━━ Recorded information

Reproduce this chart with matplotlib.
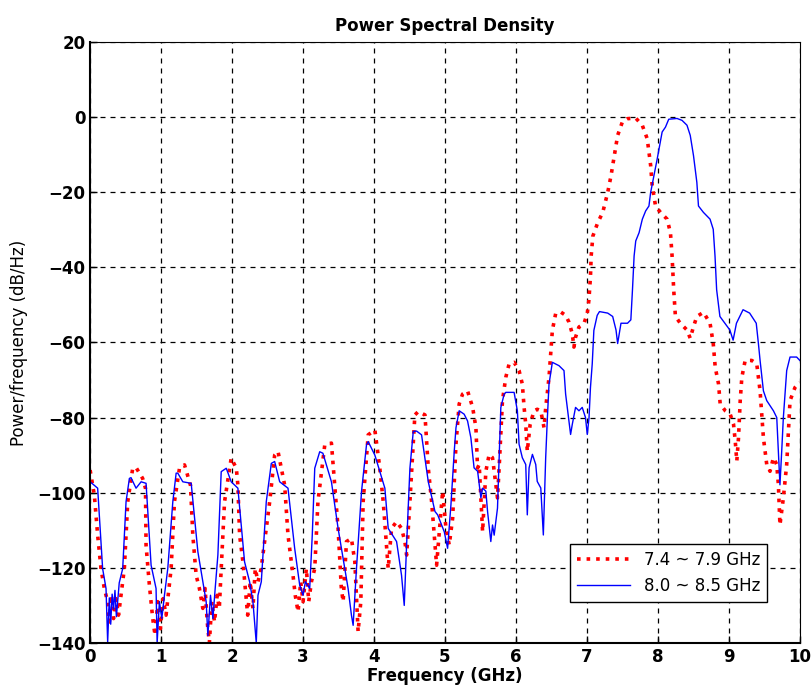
import numpy as np
import matplotlib
matplotlib.use("Agg")
import matplotlib.pyplot as plt

# 7.4 ~ 7.9 GHz band (red dotted)
f_red = [0.0, 0.059, 0.106, 0.153, 0.2, 0.247, 0.27, 0.3, 0.33, 0.365, 0.4, 0.435, 0.482, 0.53,
         0.6, 0.647, 0.74, 0.78, 0.788, 0.835, 0.882, 0.915, 0.953, 0.99, 1.028, 1.07, 1.1, 1.141,
         1.188, 1.259, 1.33, 1.414, 1.447, 1.494, 1.54, 1.588, 1.62, 1.65, 1.68, 1.715, 1.753, 1.79,
         1.82, 1.847, 1.894, 1.988, 2.06, 2.082, 2.106, 2.153, 2.186, 2.22, 2.256, 2.294, 2.327,
         2.365, 2.41, 2.53, 2.6, 2.647, 2.741, 2.788, 2.859, 2.89, 2.93, 2.967, 3.0, 3.047, 3.08,
         3.118, 3.165, 3.21, 3.306, 3.4, 3.447, 3.494, 3.54, 3.565, 3.612, 3.682, 3.73, 3.776, 3.814,
         3.847, 3.918, 4.012, 4.082, 4.13, 4.2, 4.247, 4.318, 4.388, 4.435, 4.46, 4.506, 4.576,
         4.624, 4.718, 4.765, 4.812, 4.882, 4.967, 5.014, 5.06, 5.108, 5.155, 5.2, 5.248, 5.318,
         5.39, 5.436, 5.459, 5.482, 5.53, 5.576, 5.623, 5.67, 5.717, 5.74, 5.763, 5.81, 5.857,
         5.904, 5.974, 6.044, 6.09, 6.115, 6.138, 6.16, 6.2, 6.255, 6.3, 6.35, 6.396, 6.42, 6.466,
         6.513, 6.56, 6.63, 6.7, 6.747, 6.794, 6.817, 6.84, 6.888, 6.958, 7.005, 7.028, 7.05, 7.06,
         7.084, 7.153, 7.223, 7.293, 7.34, 7.386, 7.433, 7.5, 7.572, 7.688, 7.78, 7.85, 7.898, 7.92,
         7.967, 8.037, 8.13, 8.177, 8.2, 8.223, 8.247, 8.316, 8.41, 8.456, 8.502, 8.549, 8.642,
         8.735, 8.78, 8.808, 8.855, 8.878, 8.95, 9.019, 9.066, 9.09, 9.112, 9.136, 9.16, 9.183,
         9.23, 9.323, 9.393, 9.417, 9.44, 9.487, 9.534, 9.58, 9.628, 9.675, 9.698, 9.72, 9.768,
         9.815, 9.862, 9.932, 10.0]
p_red = [-94, -100.6, -111.3, -120.2, -125.5, -129, -134.4, -127.3, -133.5, -128.2, -132.6, -127.3,
         -120.2, -102.4, -93.5, -93.3, -96.2, -98.8, -114, -124.6, -133.5, -138, -129, -136.2,
         -128.2, -132.6, -127.3, -120.2, -102.4, -93.5, -92.6, -98, -111.3, -122, -125.5, -130.8,
         -125.5, -134.4, -140, -129, -134.4, -127.3, -130.8, -120.2, -102.4, -90.8, -93.5, -98,
         -111.3, -118.4, -125.5, -132.6, -123.7, -130.8, -120.2, -123.7, -120.2, -102.4, -90, -89,
         -98, -111.3, -122, -127.3, -131.7, -123.7, -129, -120.2, -129, -123.7, -120.2, -102.4,
         -87.3, -86.8, -98, -109.5, -125.5, -129, -113, -112.2, -118.4, -137, -129, -102.4, -84.6,
         -83.3, -93.5, -102.4, -120.2, -109.5, -107.7, -109.5, -113, -116.6, -102.4, -79.3, -78.4,
         -79.3, -93.5, -102.4, -119.3, -99.6, -109.5, -113.9, -106.8, -87.1, -76.4, -73.75, -72.9,
         -77.3, -82.7, -93.4, -92.5, -110.4, -94.3, -89.8, -90.7, -97.9, -101.4, -93.4, -75.5,
         -69.3, -65.7, -65.3, -67.5, -71.1, -77.3, -81.8, -89, -81.8, -78.2, -77.8, -78.2, -82.7,
         -77.3, -69.3, -56.8, -52.3, -51.9, -52.8, -54.6, -57.7, -61.25, -58.6, -55.9, -55, -52.3,
         -48.75, -42.5, -37, -31.7, -28.1, -25.4, -20.1, -15.6, -10.3, -4.9, -1.3, -0.45, -0.3,
         -2.2, -5.8, -12.9, -18.3, -23.7, -25.4, -27.2, -30.8, -37, -46, -53.1, -54.9, -56.7,
         -58.9, -55.8, -53.1, -52, -54.9, -60.3, -66.6, -71.1, -76.4, -78.2, -79.1, -81.8, -86.25,
         -91.6, -85.4, -75.5, -69.3, -64.8, -64.8, -65.7, -69.3, -72.9, -85.4, -92.5, -94.3, -90.7,
         -92.5, -97.9, -108.6, -101.4, -92.5, -75.5, -72, -70.6]

# 8.0 ~ 8.5 GHz band (blue solid)
f_blue = [0.0, 0.106, 0.176, 0.224, 0.247, 0.27, 0.29, 0.31, 0.33, 0.35, 0.37, 0.388, 0.41, 0.459,
          0.506, 0.553, 0.576, 0.647, 0.718, 0.788, 0.859, 0.929, 0.944, 0.976, 1.01, 1.047, 1.094,
          1.165, 1.212, 1.235, 1.306, 1.424, 1.518, 1.588, 1.635, 1.659, 1.696, 1.73, 1.762, 1.8,
          1.847, 1.918, 1.988, 2.082, 2.176, 2.247, 2.294, 2.341, 2.365, 2.412, 2.482, 2.553, 2.6,
          2.671, 2.788, 2.882, 2.953, 3.0, 3.033, 3.094, 3.13, 3.165, 3.235, 3.28, 3.4, 3.494,
          3.565, 3.635, 3.682, 3.706, 3.753, 3.824, 3.894, 3.918, 4.012, 4.153, 4.2, 4.318, 4.388,
          4.426, 4.459, 4.506, 4.553, 4.6, 4.67, 4.765, 4.859, 4.897, 4.99, 5.037, 5.084, 5.131,
          5.155, 5.2, 5.27, 5.318, 5.365, 5.41, 5.46, 5.506, 5.53, 5.576, 5.6, 5.646, 5.67, 5.693,
          5.74, 5.787, 5.834, 5.857, 5.974, 6.02, 6.044, 6.09, 6.138, 6.16, 6.185, 6.232, 6.279,
          6.3, 6.35, 6.386, 6.419, 6.443, 6.466, 6.513, 6.607, 6.677, 6.7, 6.747, 6.77, 6.794, 6.84,
          6.888, 6.934, 6.98, 7.005, 7.03, 7.05, 7.075, 7.098, 7.145, 7.177, 7.293, 7.363, 7.41,
          7.433, 7.48, 7.572, 7.619, 7.642, 7.665, 7.688, 7.735, 7.781, 7.828, 7.874, 7.898, 7.944,
          7.99, 8.06, 8.107, 8.153, 8.27, 8.34, 8.41, 8.456, 8.502, 8.549, 8.572, 8.642, 8.735,
          8.78, 8.805, 8.828, 8.874, 8.944, 9.014, 9.06, 9.107, 9.153, 9.2, 9.293, 9.386, 9.417,
          9.44, 9.487, 9.534, 9.628, 9.675, 9.698, 9.72, 9.745, 9.768, 9.815, 9.862, 9.955, 10.0]
p_blue = [-97.1, -98.8, -120.2, -125.5, -139.8, -128, -135, -127, -131, -126, -133, -129, -124,
          -120.2, -102.4, -96.2, -96, -98.8, -97.1, -97.5, -119.3, -125.5, -140, -129, -133.5,
          -127.3, -120.2, -102.4, -94.8, -94.8, -97.1, -97.5, -115.7, -123.7, -129, -138, -127.3,
          -133.5, -125.5, -116.6, -94.4, -93.5, -97.1, -98.8, -118.4, -123.7, -129, -140, -127.3,
          -123.7, -102.4, -92.2, -91.7, -97.1, -98.8, -114.8, -124.6, -127.3, -123.7, -125.5,
          -111.3, -93.5, -89.1, -89.5, -97.1, -109.5, -117.5, -125.5, -132.6, -135.3, -120.2, -99.7,
          -87.3, -86.4, -90, -98.8, -109.5, -113, -122, -130, -114, -93.5, -83.7, -83.6, -84.6,
          -97.1, -105, -105.9, -110.4, -114.8, -103.2, -88.9, -82.7, -78.2, -79.1, -80.9, -85.4,
          -93.4, -94.3, -101.4, -98.8, -99.6, -105, -113, -108.6, -111.3, -104.1, -77.3, -73.75,
          -73.3, -73.3, -78.2, -87.1, -90.7, -92.5, -105.9, -93.4, -89.8, -92.5, -97, -98.75,
          -111.25, -90.7, -80, -71.1, -65.3, -66.2, -67.5, -73.75, -80.9, -84.5, -81.8, -77.3,
          -78.2, -77.3, -80, -84.5, -80, -72, -65.7, -56.8, -52.8, -51.8, -52.2, -53.1, -56.7,
          -60.3, -54.9, -54.9, -54, -46, -37, -33, -30.8, -27.2, -25, -23.7, -20.1, -15.6, -11.2,
          -4, -2.7, -0.6, -0.4, -0.9, -2.2, -4.9, -10.3, -17.4, -23.7, -25.4, -27.2, -29.9, -37,
          -46, -53.1, -54.9, -56.7, -59.4, -54.9, -53.1, -51.3, -52.2, -54.9, -60.4, -64.8, -72.9,
          -75.5, -78.2, -80, -88.9, -97.9, -88.9, -80, -67.5, -63.9, -63.9, -64.8]

fig = plt.figure(figsize=(8.12, 6.97), dpi=100)
ax = fig.add_axes([0.111, 0.0775, 0.874, 0.8625])

ax.plot(f_red, p_red, color="red", linestyle=":", linewidth=2.6, label="7.4 ~ 7.9 GHz")
ax.plot(f_blue, p_blue, color="blue", linestyle="-", linewidth=1.0, label="8.0 ~ 8.5 GHz")

ax.set_xlim(0, 10)
ax.set_ylim(-140, 20)
ax.set_xticks(np.arange(0, 11, 1))
ax.set_yticks(np.arange(-140, 21, 20))
ax.grid(True, color="black", linestyle=(0, (4, 4)), linewidth=0.9)
ax.tick_params(direction="in", length=5, labelsize=12, width=1)
for lbl in ax.get_xticklabels() + ax.get_yticklabels():
    lbl.set_fontweight("bold")
for side in ["left", "bottom"]:
    ax.spines[side].set_linewidth(1.5)
for side in ["top", "right"]:
    ax.spines[side].set_linewidth(0.8)

ax.set_xlabel("Frequency (GHz)", fontsize=12, fontweight="bold", labelpad=1)
ax.set_ylabel("Power/frequency (dB/Hz)", fontsize=12, labelpad=6)
ax.set_title("Power Spectral Density", fontsize=12, fontweight="bold", pad=8)

leg = ax.legend(loc="lower right", bbox_to_anchor=(0.965, 0.055), fontsize=12, fancybox=False,
                framealpha=1, edgecolor="black", borderpad=0.4, handlelength=3.2, labelspacing=0.5)
leg.get_frame().set_linewidth(1.0)

plt.savefig("out.png", dpi=100)
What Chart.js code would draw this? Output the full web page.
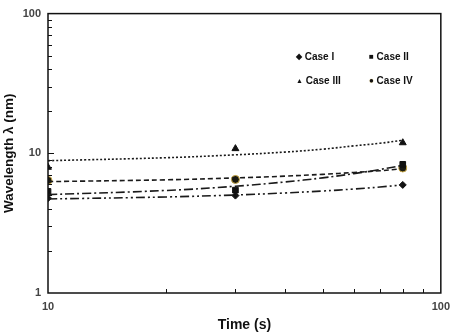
<!DOCTYPE html>
<html>
<head>
<meta charset="utf-8">
<script src="https://cdn.jsdelivr.net/npm/chart.js@4/dist/chart.umd.min.js"></script>
<style>
  html, body { margin: 0; padding: 0; background: #fff; }
  #wrap { position: relative; width: 457px; height: 334px; }
  .legend { position: absolute; left: 0; top: 0; font: bold 10px "Liberation Sans", Arial, sans-serif; color: #111; }
  .legend span { position: absolute; white-space: nowrap; }
</style>
</head>
<body>
<div id="wrap">
  <canvas id="chart"></canvas>
  <div class="legend" id="legend"></div>
</div>
<script>
// Measured points
var times = [10, 30, 80];
var caseI = [4.77, 4.98, 5.94];
var caseII = [5.34, 5.45, 8.34];
var caseIII = [7.94, 10.8, 11.9];
var caseIV = [6.4, 6.5, 7.85];

// Trend curves
var fitTimes = [10, 20, 30, 40, 50, 60, 70, 80];
var fitI = [4.71, 4.87, 5.03, 5.2, 5.37, 5.55, 5.74, 5.94];
var fitII = [5.06, 5.42, 5.81, 6.23, 6.67, 7.15, 7.66, 8.2];
var fitIII = [8.85, 9.3, 9.75, 10.2, 10.7, 11.3, 11.8, 12.4];
var fitIV = [6.27, 6.46, 6.66, 6.86, 7.07, 7.29, 7.5, 7.75];

var xLabels = [10, 100];
var yLabels = [1, 10, 100];

var FONT = '"Liberation Sans", Arial, sans-serif';

function pts(xs, ys) {
    return xs.map(function(x, i) { return {x: x, y: ys[i]}; });
}

function fitSet(ys, dash) {
    return {
        data: pts(fitTimes, ys),
        showLine: true,
        borderColor: '#1a1a1a',
        borderWidth: 1.6,
        borderDash: dash,
        pointRadius: 0,
        tension: 0.4,
        fill: false
    };
}

function markSet(label, ys, style, radius, bg, border) {
    return {
        label: label,
        data: pts(times, ys),
        showLine: false,
        pointStyle: style,
        pointRadius: radius,
        backgroundColor: bg,
        borderColor: border,
        borderWidth: 1
    };
}

// Box round the plot and small inward ticks
var framePlugin = {
    id: 'frame',
    afterDraw: function(chart) {
        var ctx = chart.ctx;
        var a = chart.chartArea;
        var xs = chart.scales.x;
        var ys = chart.scales.y;
        ctx.save();
        ctx.strokeStyle = '#111';
        ctx.lineWidth = 1.5;
        ctx.strokeRect(a.left, a.top, a.right - a.left, a.bottom - a.top);
        ctx.lineWidth = 1;
        ctx.beginPath();
        [1, 10].forEach(function(d) {
            for (var k = 2; k <= 9; k++) {
                var py = Math.round(ys.getPixelForValue(k * d)) + 0.5;
                ctx.moveTo(a.left, py);
                ctx.lineTo(a.left + 4, py);
            }
        });
        var py10 = Math.round(ys.getPixelForValue(10)) + 0.5;
        ctx.moveTo(a.left, py10);
        ctx.lineTo(a.left + 6, py10);
        for (var k = 2; k <= 9; k++) {
            var px = Math.round(xs.getPixelForValue(k * 10)) + 0.5;
            ctx.moveTo(px, a.bottom);
            ctx.lineTo(px, a.bottom - 4);
        }
        ctx.stroke();
        ctx.restore();
    }
};

var chart = new Chart(document.getElementById('chart'), {
    type: 'scatter',
    data: {
        datasets: [
            fitSet(fitIII, [2, 2]),
            fitSet(fitIV, [5, 3]),
            fitSet(fitII, [9, 3, 2, 3]),
            fitSet(fitI, [9, 3, 2, 3, 2, 3]),
            markSet('Case I', caseI, 'rectRot', 3.5, '#111', '#111'),
            markSet('Case II', caseII, 'rect', 4, '#111', '#111'),
            markSet('Case III', caseIII, 'triangle', 4, '#111', '#111'),
            markSet('Case IV', caseIV, 'circle', 4, '#1a1a10', '#c9a845')
        ]
    },
    options: {
        responsive: true,
        maintainAspectRatio: false,
        animation: false,
        layout: { padding: { top: 7, right: 12, left: 0, bottom: 0 } },
        plugins: { legend: { display: false }, tooltip: { enabled: false } },
        scales: {
            x: {
                type: 'logarithmic',
                min: 10,
                max: 100,
                grid: { display: false, drawTicks: false },
                border: { display: false },
                ticks: {
                    autoSkip: false,
                    maxRotation: 0,
                    padding: 7,
                    color: '#444',
                    font: { family: FONT, size: 11, weight: 'bold' },
                    callback: function(v) { return xLabels.indexOf(v) >= 0 ? String(v) : ''; }
                },
                title: {
                    display: true,
                    text: 'Time (s)',
                    color: '#111',
                    padding: { top: 2, bottom: 0 },
                    font: { family: FONT, size: 14, weight: 'bold' }
                },
                afterFit: function(s) { s.height = 41; }
            },
            y: {
                type: 'logarithmic',
                min: 1,
                max: 100,
                grid: { display: false, drawTicks: false },
                border: { display: false },
                ticks: {
                    autoSkip: false,
                    padding: 7,
                    color: '#444',
                    font: { family: FONT, size: 11, weight: 'bold' },
                    callback: function(v) { return yLabels.indexOf(v) >= 0 ? String(v) : ''; }
                },
                title: {
                    display: true,
                    text: 'Wavelength \u03bb (nm)',
                    color: '#111',
                    padding: { top: 1, bottom: 4 },
                    font: { family: FONT, size: 13.5, weight: 'bold' }
                },
                afterFit: function(s) { s.width = 48; }
            }
        }
    },
    plugins: [framePlugin]
});

// Legend inside the plot, two columns
var legendItems = [
    { text: 'Case I', x: 296, y: 51, sym: '\u25c6' },
    { text: 'Case II', x: 369, y: 51, sym: '\u25a0' },
    { text: 'Case III', x: 296, y: 75, sym: '\u25b2' },
    { text: 'Case IV', x: 369, y: 75, sym: '\u25cf' }
];
var lg = document.getElementById('legend');
legendItems.forEach(function(it, i) {
    var s = document.createElement('span');
    s.style.left = it.x + 'px';
    s.style.top = it.y + 'px';
    s.innerHTML = '<span style="position:relative;font-size:' + (i === 2 ? 7 : 8) + 'px;vertical-align:1px;' +
        (i === 3 ? 'text-shadow:0 0 1px #c9a845;' : '') + '">' + it.sym + '</span> ' + it.text;
    lg.appendChild(s);
});
</script>
</body>
</html>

━━━━

[Problem to work on]:
Copy the lines above exactly, starting at the one with "What Chart.js code" and ending at the one with "var fitIV = [6.27, 6.46, 6.66, 6.86, 7.07, 7.29, 7.5, 7.75];", both included. Leave out any pictures and add nothing else.

[Solution below]:
What Chart.js code would draw this? Output the full web page.
<!DOCTYPE html>
<html>
<head>
<meta charset="utf-8">
<script src="https://cdn.jsdelivr.net/npm/chart.js@4/dist/chart.umd.min.js"></script>
<style>
  html, body { margin: 0; padding: 0; background: #fff; }
  #wrap { position: relative; width: 457px; height: 334px; }
  .legend { position: absolute; left: 0; top: 0; font: bold 10px "Liberation Sans", Arial, sans-serif; color: #111; }
  .legend span { position: absolute; white-space: nowrap; }
</style>
</head>
<body>
<div id="wrap">
  <canvas id="chart"></canvas>
  <div class="legend" id="legend"></div>
</div>
<script>
// Measured points
var times = [10, 30, 80];
var caseI = [4.77, 4.98, 5.94];
var caseII = [5.34, 5.45, 8.34];
var caseIII = [7.94, 10.8, 11.9];
var caseIV = [6.4, 6.5, 7.85];

// Trend curves
var fitTimes = [10, 20, 30, 40, 50, 60, 70, 80];
var fitI = [4.71, 4.87, 5.03, 5.2, 5.37, 5.55, 5.74, 5.94];
var fitII = [5.06, 5.42, 5.81, 6.23, 6.67, 7.15, 7.66, 8.2];
var fitIII = [8.85, 9.3, 9.75, 10.2, 10.7, 11.3, 11.8, 12.4];
var fitIV = [6.27, 6.46, 6.66, 6.86, 7.07, 7.29, 7.5, 7.75];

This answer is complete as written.